Translating the life of a famous figure to film is notoriously hard to pull off. For every biopic like Capote there’s an Iron Lady; for every Milk, The Doors. Even without the prospect of a leather-clad Val Kilmer to sink a film’s prospects, biopics can all too readily fall foul of audiences: the shopworn rags-to-riches (or maybe rags-to-riches-to-drugs) tropes of the likes of Walk the Line have been ferociously mocked in parodies such as Walk Hard.
Kudos to director Pablo Larraín, then, for attempting two biopics in two years. From Larraín, who directed last year’s much admired biopic Neruda (dealing with aspects of the life of the Chilean poet of the same name), comes Jackie. Its protagonist is Jacqueline Kennedy (Natalie Portman), widow of the assassinated US President John F. Kennedy.

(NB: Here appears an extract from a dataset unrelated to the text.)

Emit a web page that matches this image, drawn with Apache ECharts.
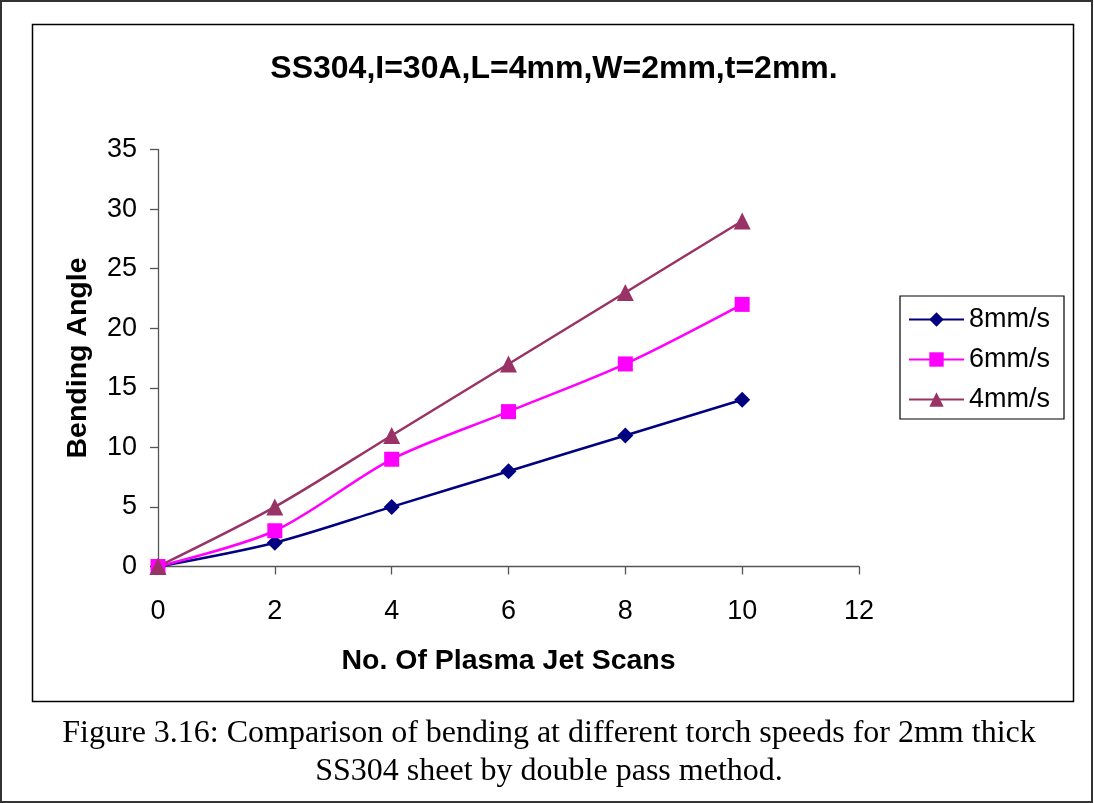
<!DOCTYPE html>
<html>
<head>
<meta charset="utf-8">
<script src="https://cdn.jsdelivr.net/npm/echarts@6/dist/echarts.min.js"></script>
<style>
html,body{margin:0;padding:0;background:#fff;}
#chart{width:1094px;height:803px;}
</style>
</head>
<body>
<div id="chart"></div>
<script>
const xValues = [0, 2, 4, 6, 8, 10];
const s8 = [0, 2, 5, 8, 11, 14];
const s6 = [0, 3, 9, 13, 17, 22];
const s4 = [0, 5, 11, 17, 23, 29];
const seriesNames = ['8mm/s', '6mm/s', '4mm/s'];
const titleText = 'SS304,I=30A,L=4mm,W=2mm,t=2mm.';
const xTitle = 'No. Of Plasma Jet Scans';
const yTitle = 'Bending Angle';
const captionLines = ['Figure 3.16: Comparison of bending at different torch speeds for 2mm thick', 'SS304 sheet by double pass method.'];

function pairs(ys){ return xValues.map((x,i)=>[x, ys[i]]); }

const chart = echarts.init(document.getElementById('chart'), null, {renderer:'canvas'});
const font = 'Arial, "Liberation Sans", sans-serif';
const serif = '"Liberation Serif","Times New Roman",serif';
chart.setOption({
  animation:false,
  backgroundColor:'#fff',
  title:{
    text:titleText, left:549, textAlign:'center', top:48,
    textStyle:{fontFamily:font, fontWeight:'bold', fontSize:32, color:'#000'}
  },
  grid:{left:158, top:149.5, right:235, bottom:236.5, containLabel:false},
  xAxis:{
    type:'value', min:0, max:12, interval:2,
    name:xTitle, nameLocation:'middle', nameGap:80,
    nameTextStyle:{fontFamily:font, fontWeight:'bold', fontSize:28.5, color:'#000'},
    axisLine:{show:true, onZero:false, lineStyle:{color:'#555', width:1.3}},
    axisTick:{show:true, length:8, lineStyle:{color:'#555', width:1.3}},
    axisLabel:{fontFamily:font, fontSize:27, color:'#000', margin:32},
    splitLine:{show:false}
  },
  yAxis:{
    type:'value', min:0, max:35, interval:5,
    name:yTitle, nameLocation:'middle', nameGap:65, nameRotate:90,
    nameTextStyle:{fontFamily:font, fontWeight:'bold', fontSize:28.5, color:'#000'},
    axisLine:{show:true, lineStyle:{color:'#555', width:1.3}},
    axisTick:{show:true, length:8, lineStyle:{color:'#555', width:1.3}},
    axisLabel:{fontFamily:font, fontSize:27, color:'#000', margin:21},
    splitLine:{show:false}
  },
  legend:{
    orient:'vertical', left:900, top:296,
    padding:[10,14,6,8], itemGap:13, itemWidth:55, itemHeight:18,
    borderColor:'#000', borderWidth:1.2, backgroundColor:'#fff',
    textStyle:{fontFamily:font, fontSize:27, color:'#000'},
    data:seriesNames
  },
  series:[
    {name:seriesNames[0], type:'line', data:pairs(s8), smooth:0.3,
     symbol:'diamond', symbolSize:16, color:'#000080',
     lineStyle:{width:2.5, color:'#000080'}, itemStyle:{color:'#000080'}},
    {name:seriesNames[1], type:'line', data:pairs(s6), smooth:0.3,
     symbol:'rect', symbolSize:15, color:'#FF00FF',
     lineStyle:{width:2.5, color:'#FF00FF'}, itemStyle:{color:'#FF00FF'}},
    {name:seriesNames[2], type:'line', data:pairs(s4), smooth:0.3,
     symbol:'triangle', symbolSize:17, color:'#993366',
     lineStyle:{width:2.5, color:'#993366'}, itemStyle:{color:'#993366'}}
  ],
  graphic:[
    {type:'rect', shape:{x:1,y:1,width:1091,height:801}, style:{fill:'none', stroke:'#333', lineWidth:2}, silent:true, z:-1},
    {type:'rect', shape:{x:32.5,y:24.5,width:1041,height:677}, style:{fill:'none', stroke:'#000', lineWidth:1.5}, silent:true, z:-1},
    {type:'text', x:549, y:734, style:{text:captionLines[0], fontFamily:serif, fontSize:32, fill:'#000', align:'center', verticalAlign:'middle'}},
    {type:'text', x:549, y:772, style:{text:captionLines[1], fontFamily:serif, fontSize:32, fill:'#000', align:'center', verticalAlign:'middle'}}
  ]
});
</script>
</body>
</html>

Unlike Neruda and more rote biopics like Walk the Line, Jackie adopts a comparatively narrow focus in concerning itself mainly (though not exclusively) with the events of a week in November 1963. Naturally, the film covers the broad seismic shifts that led to and followed JFK’s death, including the dual assassinations of JFK and Lee Harvey Oswald; the rumbling into life of the remorseless political machinery to install a new President in the White House; and JFK’s funeral procession, attended by a plethora of foreign dignitaries and watched by millions. As its title indicates, though, Jackie is interested in these events less in the spirit of historical documentation and more as lenses through which to study a character in depth.

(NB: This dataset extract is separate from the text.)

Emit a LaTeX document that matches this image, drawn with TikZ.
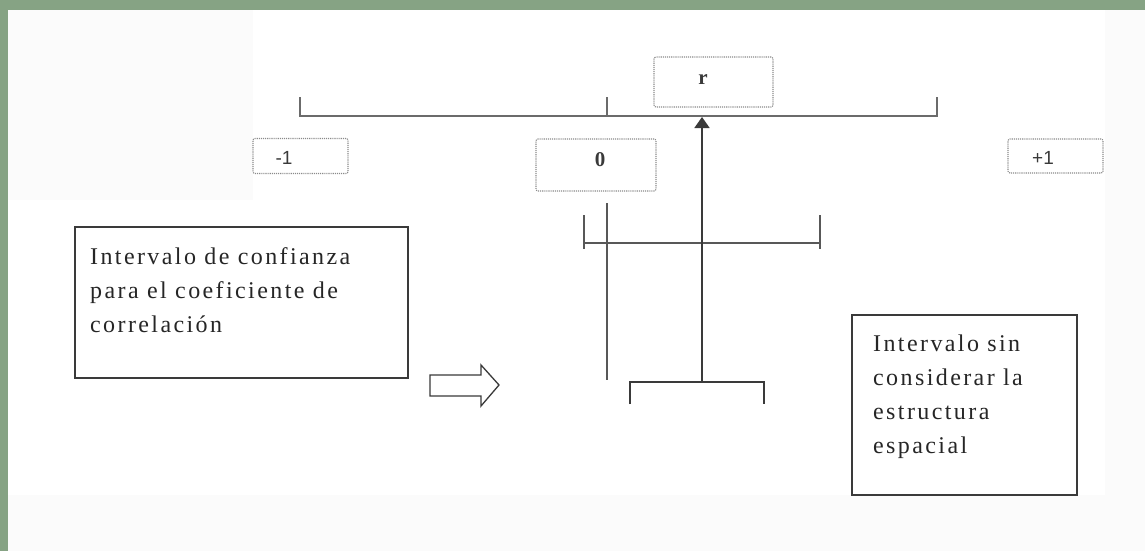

Handheld closeups in Jackie continually dissect its protagonist’s actions and behaviour; on the whole, the film offers up a depiction of a person of iron determination. In a non-linear way (something of a cliché of biopics), the film shows Jackie’s encounters with various people both before and after her husband’s death: she discusses funeral arrangements with her brother in law, Bobby Kennedy (Peter Sarsgaard), spars over heavy spiritual matters with her priest (John Hurt) and gives an interview with a journalist (Billy Crudup) a mere week after the assassination. Jackie also shows the protagonist alone, broken by grief: she pops pills, downs vodka, and (a kind of blameless Lady Macbeth) sobs and shakes as she reluctantly scrubs the last traces of her husband – his blood – off her skin.
Strung together like pearls, these vignettes function to construct Jackie as a richly faceted character. Larraín, screenwriter Noah Oppenheim and Portman deserve credit for underscoring Jackie’s homely qualities while not neglecting her assertiveness and very un-dewy-eyed awareness of her precarity even in as exalted a position as First Lady (“A First Lady must always be ready to pack her suitcases” she says). Jackie’s main pursuit throughout the film is to keep a tight rein on her and JFK’s fused legacy. She achieves this by putting her own stamp on proceedings, most obviously by telling her interviewer what he can and can’t include in the final piece, but also in her modelling JFK’s funeral procession on that of another assassinated president, Abraham Lincoln, and, in doing so, accentuating her husband’s claim to a legacy of martyrdom.
Worth noting is that JFK himself (Caspar Phillipson) barely appears. Make no mistake, this is Jackie’s – and Portman’s – film. Extreme close-ups of her face dominate, communicating, alongside recurring shots of Jackie’s black, Victorian-style funeral lace, the scale of her grief.
While, mercifully, there are no slow-motion sequences of fluttering American flags in Jackie, the film sometimes misfires dramatically. At times, its solemnity in the face of dramatising such a pivotal moment in American history can be exhausting. The dialogue during Jackie and her priest’s discussions of the whims of divine justice is blunt (and further hamstrung by John Hurt’s unconvincing Irish accent). And then there’s Jackie’s conversation with her brother-in-law about JFK’s legacy. “What will he be remembered for?” Bobby asks, flagging up the film’s themes in a way that’s practically insulting to the audience.
Cynics may enjoy pointing out Jackie’s purpose as a hagiography of not just of JFK and Jackie Kennedy, but also, in a way, of its star, Portman. Jackie’s North American release date of December (the month when studios tend to set adrift the chum most attractive to the Academy’s sharks) is surely no coincidence. Portman bagged an Oscar in 2010 for her barnstorming performance in Black Swan; her role in Jackie, playing a giant of American history (and American mythmaking), may win her another. Kevin Murray
Jackie opens in Queens Film Theatre, Light House Cinema and The Irish Film Institute on Friday 20th Jan.